Thursday, 1 March 2012

Why Girls Are Important: Films, Sex Ratios, and Unrest

One of the things that struck me when I was in Shanghai five years ago was the number of adolescent boys on school outings. I knew, of course, that there are a lot of "missing" girls, because Chinese parents for more than a generation have been trying to get around the government's one child policy to insure they have a son.

Who's going to marry them? I remember thinking. This is a recipe for social disaster, to say nothing about the trouble that's going to come down the line when there are so many fewer women to have children. Men without women are notoriously more volatile than married men, and far easier to recruit for dangerous work, including the military. According to a Forbes article, some changes may be coming in China, but they will be too late for the young men of today who may never find a mate.
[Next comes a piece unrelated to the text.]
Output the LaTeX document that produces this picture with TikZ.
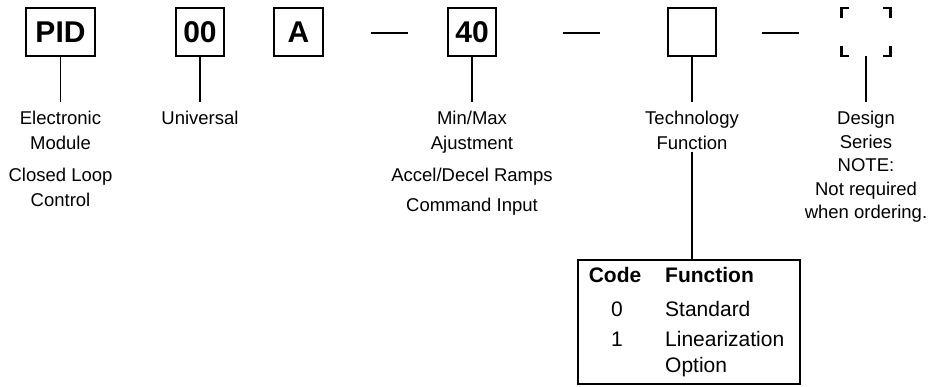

Of course, China isn't the only country where a premium is put on male births. India is one, and I wager that there are a lot of Europeans and North Americans who, while they wouldn't terminate a pregnancy because the baby was a girl, are hoping for a boy. (One of the things I love about my son in law Emmanuel, BTW, is the way he was completely delighted to announce after Jeanne's birth that she was a girl.)

As International Women's Day approaches, here are two videos to fuel your reflection on the subject. The first is the trailer for a documentary about the "missing" girls, and the second is the testimony of a Chinese woman who wanted a boy, but wouldn't trade her girl now for anything.

1 comment:

Anonymous said...

If you want an excuse to do some poking around on the Web, take a look at the site of the 2011 census in India. Quite apart from what this census says about the Canadian government's decision to reduce the scope of our census, it makes for fascinating reading. In particular, even the preliminary Indian census data reveals a wealth of information about the male-female birthrate gap. In the poorer Indian states -- especially in the far North-East -- the discrepancies are staggering, and apparently growing. Another site you may not have seen is the Wall Street Journal's India blog, India Real Time. The economics commentator, Ruba Subramanya is always worth reading and you can look up her posts on women in the archives. One, for example, notes that the decrease in the number of women vs. men should lead to an increase in the value of women ... at least that's what classic economic theory tells us. But how do you calculate a woman's economic value? Another article points to research that correlates higher mortality amongst girls to the lack of care their parents provide, consciously or unconsciously, in the hopes that, for example, early weaning will allow the mother to conceive the next child -- with luck, a boy -- more quickly. All this makes provocative reading for, as you note, the upcoming International Women's Day.